Tickets to the afternoon event, which include beer samples and a commemorative glass, are $25. To purchase tickets, visit ashevilledowntown.org.
Mountain Pie Company:
If real men flinch at quiche, as the early 1980s bestseller had it, they positively flee from sweets. So says Mountain Pie Company owner Merri Tyndall, who last month switched her Hendersonville bakery's name from the Front Porch Sweetery.
"It seemed like men weren't too crazy about coming in with the old name," Tyndall says. "We changed the name and they just run in, jumping up and down."
Tyndall and her husband, Bill, opened the shop at 3400 Asheville Highway last December.
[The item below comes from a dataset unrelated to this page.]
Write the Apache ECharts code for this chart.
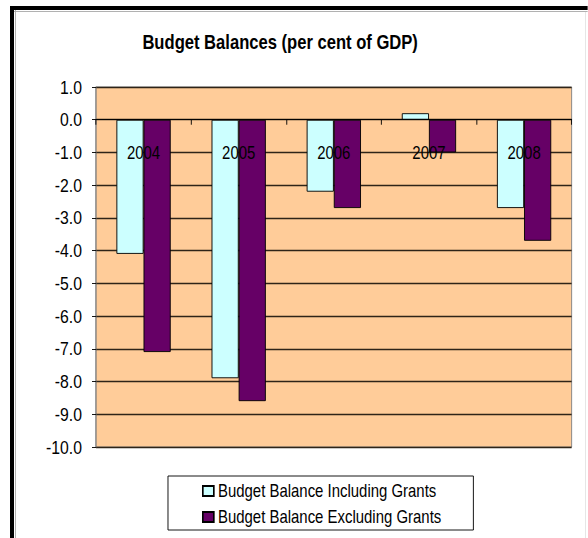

Although Merri Tyndall had operated numerous flower and antique shops, the Sweetery marked her first foray into the restaurant business.
"We knew we were going to make a lot of changes after we'd been open awhile," she says.
The Mountain Pie Company now offers more than a dozen varieties of homemade pies — "Today we have coconut cream, two kinds of apple, strawberry and bumbleberry," Tyndall reported when reached by phone last month — cakes and breakfast. To inaugurate its breakfast service, which includes strawberry crepes, blueberry blintzes, pancakes and waffles, Tyndall offered a free breakfast in early August. More than 130 people took advantage of the promotion.
"It was fun," Tyndall says. "There were four of us working, and we managed to make everyone happy."
Tyndall plans to hold more free breakfasts and a chili cookoff later in the fall.
Mountain Pie Company is open Tues.-Fri., 7 a.m.-2 p.m., and Sat.-Sun., 9 a.m.-2 p.m. The bakery's closed on Mondays.